Rafi Meitiv, age 10, and his sister Dvora, age 6, were walking along Georgia Avenue in Silver Spring when a passerby spotted them and called the police. A police officer asked the children what they were doing, to which Rafi replied, walking home from the park. The officer then went to the Meitivs’ house to talk with the parents, Alexander and Danielle Meitiv, who were amazed that their efforts to give their children independence has landed them in legal trouble.

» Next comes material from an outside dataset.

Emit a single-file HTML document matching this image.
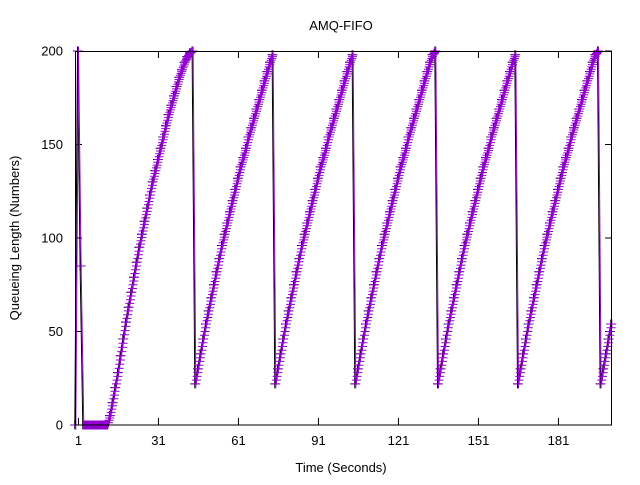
<!DOCTYPE html>
<html><head><meta charset="utf-8"><style>
body{margin:0;background:#fff;}
svg text{font-family:"Liberation Sans","DejaVu Sans",sans-serif;font-size:13px;fill:#000;}
</style></head><body>
<svg id="chart" width="640" height="480" xmlns="http://www.w3.org/2000/svg">
<rect width="640" height="480" fill="#fff"/>
<text x="341" y="30" text-anchor="middle">AMQ-FIFO</text>
<text transform="translate(19,238) rotate(-90)" text-anchor="middle">Queueing Length (Numbers)</text>
<text x="341" y="472" text-anchor="middle">Time (Seconds)</text>
<g id="axes"></g>
<g id="series"></g>
<rect x="75.5" y="51.5" width="536" height="373.5" fill="none" stroke="#000" stroke-width="1"/>
</svg>
<script>
const xTicks=[1,31,61,91,121,151,181];
const yTicks=[0,50,100,150,200];
const queueValues=[0,200,85,0,0,0,0,0,0,0,0,0,0,
5,12,20,28,37,46,55,63,71,79,87,95,102,109,116,123,130,136,142,148,154,160,166,171,176,181,186,190,194,197,199,200,
22,30,38,46,54,61,68,75,82,89,96,102,108,114,120,126,132,138,143,148,154,159,164,169,174,179,184,189,194,198,
22,30,38,46,54,61,68,75,82,89,96,102,108,114,120,126,132,138,143,148,154,159,164,169,174,179,184,189,194,198,
22,30,38,46,54,61,68,75,82,89,96,102,108,114,120,126,132,138,143,148,154,159,164,169,174,179,184,189,194,198,
200,
22,30,38,46,54,61,68,75,82,89,96,102,108,114,120,126,132,138,143,148,154,159,164,169,174,179,184,189,194,198,
22,30,38,46,54,61,68,75,82,89,96,102,108,114,120,126,132,138,143,148,154,159,164,169,174,179,184,189,194,198,
200,
22,30,38,46,54];
const blackValues=queueValues;
const X0=75.8,XS=(611.8-75.8)/201;
const sx=t=>X0+t*XS;
const sy=v=>425-v*(374/200);
const NS="http://www.w3.org/2000/svg";
const axes=document.getElementById('axes');
function mk(tag,attrs,parent){const e=document.createElementNS(NS,tag);for(const k in attrs)e.setAttribute(k,attrs[k]);parent.appendChild(e);return e;}
xTicks.forEach(t=>{
  const x=sx(t);
  const l=mk('path',{d:`M${x},425V418M${x},51V58`,stroke:'#000','stroke-width':1},axes);
  
  
  const tx=mk('text',{x:x,y:445,'text-anchor':'middle'},axes);tx.textContent=t;
  
  
});
yTicks.forEach(v=>{
  const y=sy(v);
  const l=mk('path',{d:`M75,${y}H82M612,${y}H605`,stroke:'#000','stroke-width':1},axes);
  
  
  const tx=mk('text',{x:63,y:y+4.5,'text-anchor':'end'},axes);tx.textContent=v;
  
  
});
const ser=document.getElementById('series');
function plus(x,y){return `M${(x-4.5).toFixed(1)},${y.toFixed(1)}h9M${x.toFixed(1)},${(y-4.5).toFixed(1)}v9`;}
function drawSeries(vals,color,name,dx,dense){
  const g=mk('g',{},ser);
  
  
  let d='',m='';
  vals.forEach((v,i)=>{const x=sx(i)+dx,y=sy(v);d+=(i?'L':'M')+x.toFixed(1)+','+y.toFixed(1);
    m+=plus(x,y);
    if(dense&&i+1<vals.length){const v2=vals[i+1];
      if(Math.abs(v2-v)<20){for(let k=1;k<4;k++){const f=k/4;m+=plus(x+f*XS,sy(v+(v2-v)*f));}}}
  });
  const p=mk('path',{d:d,fill:'none',stroke:color,'stroke-width':1},g);
  
  
  const q=mk('path',{d:m,fill:'none',stroke:color,'stroke-width':1},g);
  
  
}
drawSeries(blackValues,'#000','black-series',-1,false);
drawSeries(queueValues,'#9400d3','purple-series',0,true);
</script>
</body></html>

In February, 2015, Child Protective Services said the parents committed “unsubstantiated neglect” of their two children, This means that this agency will keep a file on the family for at least five years, which could leave the Meitivs vulnerable to prosecution if they let their children, walk home unattended again
The couple intend to appeal the finding, and say they will continue to allow their children to play or walk together without adult supervision. “We don’t feel it was appropriate for an investigation to start, much less conclude that we are responsible for some form of child neglect,” Danielle Meitiv said. The couple practice what is known as “free-range parenting”, which is a belief that kids should be given the tools and confidence to safely navigate their neighborhood without their parents.
Maryland law prohibits children under the age of eight from being left unattended in a dwelling or car, but makes no reference to the outdoors. Maryland law also allows children from the age of 13 to supervise other children. This may be the case that forces Maryland Courts to clarify the law in this area. It raises the question of what age should children be considered old enough to be on their own in public. Also when should authorities step in to trump the rights of parents to decide this question for their children and otherwise decide how to raise their children.